Влади хмуро покачал головой. Конечно, жалел дикарей, он всегда был противником насильственного перевоспитания. До настоящих разговоров обо всём этом было ещё далеко, и, совершенно разомлевшая, Лусиль решила пока уступить:
– Впрочем, может, ты и прав, это чересчур – совсем запрещать солнечные обычаи. Должна же быть у нас хоть какая-то воровская честь. Мы и так обманываем их с этим моим чудесным спасением, берём чужое…
– Воровская честь? Хорошо звучит.
Влади усмехнулся, встал и первым пошёл к зеркалу, где принялся старательно расчёсывать волосы. Кокошник остался валяться в изножье кровати, поблёскивая золотой вышивкой. Лусиль опять взяла его, вгляделась в узор синих самоцветов и расправила спутавшиеся жемчуга. Надевать убор не хотелось. Как и прятать под воротником коралловые бусы. Как и вновь вдевать в уши серьги-солнца. Проклятье, зачем, ведь она и вправду берёт чужое. Но ещё меньше ей хотелось думать о том, что Влади раз за разом красноречиво говорил одним взглядом.

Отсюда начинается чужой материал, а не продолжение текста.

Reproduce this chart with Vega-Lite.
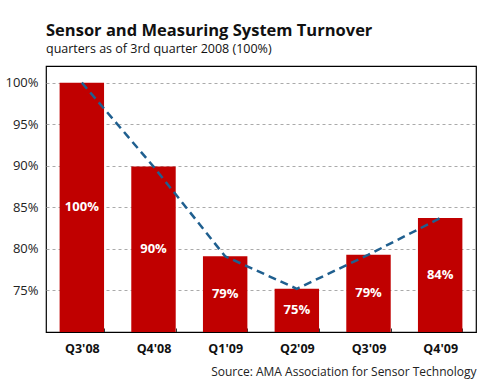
{
  "$schema": "https://vega.github.io/schema/vega-lite/v6.json",
  "width": 430,
  "height": 266,
  "autosize": "none",
  "padding": {"left": 46, "top": 66, "right": 24, "bottom": 54},
  "background": "white",
  "title": {
    "text": "Sensor and Measuring System Turnover",
    "subtitle": "quarters as of 3rd quarter 2008 (100%)",
    "anchor": "start",
    "frame": "group",
    "font": "Open Sans",
    "fontSize": 16.5,
    "fontWeight": "bold",
    "color": "#111111",
    "subtitleFont": "Open Sans",
    "subtitleFontSize": 12.5,
    "subtitleColor": "#111111",
    "subtitlePadding": 3,
    "offset": 11
  },
  "data": {
    "values": [
      {"quarter": "Q3'08", "turnover": 1.0},
      {"quarter": "Q4'08", "turnover": 0.899},
      {"quarter": "Q1'09", "turnover": 0.791},
      {"quarter": "Q2'09", "turnover": 0.752},
      {"quarter": "Q3'09", "turnover": 0.793},
      {"quarter": "Q4'09", "turnover": 0.837}
    ]
  },
  "config": {
    "view": {"stroke": "black", "strokeWidth": 1.2},
    "font": "Open Sans"
  },
  "encoding": {
    "x": {
      "field": "quarter",
      "type": "nominal",
      "sort": null,
      "scale": {"paddingInner": 0.38, "paddingOuter": 0.19},
      "axis": {
        "title": "Source: AMA Association for Sensor Technology",
        "titleAnchor": "end",
        "titleFontWeight": "normal",
        "titleFontSize": 12,
        "titleColor": "#222222",
        "titlePadding": 12,
        "labelAngle": 0,
        "labelFontSize": 12.5,
        "labelFontWeight": "bold",
        "labelColor": "#111111",
        "labelPadding": 14,
        "domainColor": "black",
        "domainWidth": 1.2,
        "tickBand": "extent",
        "tickColor": "#333333",
        "tickSize": -4,
        "grid": false
      }
    }
  },
  "layer": [
    {
      "layer": [
        {
          "mark": {"type": "bar", "color": "#C00000", "clip": true},
          "encoding": {
            "y": {
              "field": "turnover",
              "type": "quantitative",
              "scale": {"domain": [0.7, 1.02], "zero": false, "nice": false},
              "axis": {
                "title": null,
                "values": [0.75, 0.8, 0.85, 0.9, 0.95, 1.0],
                "format": ".0%",
                "labelFontSize": 13,
                "labelColor": "#222222",
                "labelPadding": 8,
                "ticks": false,
                "domain": false,
                "grid": true,
                "gridColor": "#aaaaaa",
                "gridDash": [3, 3],
                "gridWidth": 1
              }
            },
            "y2": {"datum": 0.7}
          }
        },
        {
          "mark": {"type": "line", "color": "#1F5F8F", "strokeWidth": 2.5, "strokeDash": [8, 5]},
          "encoding": {
            "y": {"field": "turnover", "type": "quantitative"}
          }
        }
      ]
    },
    {
      "mark": {"type": "text", "color": "white", "fontWeight": "bold", "fontSize": 13, "baseline": "middle"},
      "encoding": {
        "y": {
          "field": "turnover",
          "type": "quantitative",
          "scale": {"domain": [0.7, 1.34], "zero": false, "nice": false},
          "axis": null
        },
        "text": {"field": "turnover", "type": "quantitative", "format": ".0%"}
      }
    }
  ],
  "resolve": {"scale": {"y": "independent"}}
}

«А что если ты всё-таки берешь своё?»
Междустрочье
Пламя и солнце
– Просыпайся. Или, во всяком случае, не спи здесь.
Хельмо похлопали по щеке. Он, вздрогнув, очнулся, приподнялся и сразу поёжился от сырого холода, пробравшегося под одежду. Когда только успел задремать? Костер еле теплился. Янгред уже пытался вернуть огонь к жизни, раздувая и щедро подбрасывая хворост.
– А… где та милая монахиня? – Хельмо осоловело осмотрелся.
Они остались одни. Кажется, изморённые воины разошлись по шатрам: кроме отдалённых силуэтов часовых, никого не удалось рассмотреть в сумерках. Не звучало ни песен, ни разговоров, ни лязга приводимого в порядок оружия. Погасли почти все костры, ещё недавно пылавшие вдоль речного русла цепочкой золотистых бусин.
Янгред полуобернулся. Та половина его рыжей головы, которая была ближе к огню, казалась продолжением этого огня. Хельмо протёр кулаками глаза, избавляясь от наваждения, и сел прямее. Янгред повёл бровью и двусмысленно осклабился.
– Приглянулась? Напоминаю: монахини Святой Матери неприкосновенны. И, к слову, по нашим законам, в походах за их девственность отвечает командующий.
Хельмо, по-прежнему не до конца проснувшийся, попытался осмыслить слова. Вспомнил синие глаза – единственное, что, кроме тонких пальцев, было доступно взору, пока монахиня обрабатывала его раны. Красивая. Да, воображение рисовало молчаливую девушку красивой, может, потому что она милосердно облегчила боль, от которой Хельмо к моменту возвращения в лагерь уже потихоньку сходил с ума.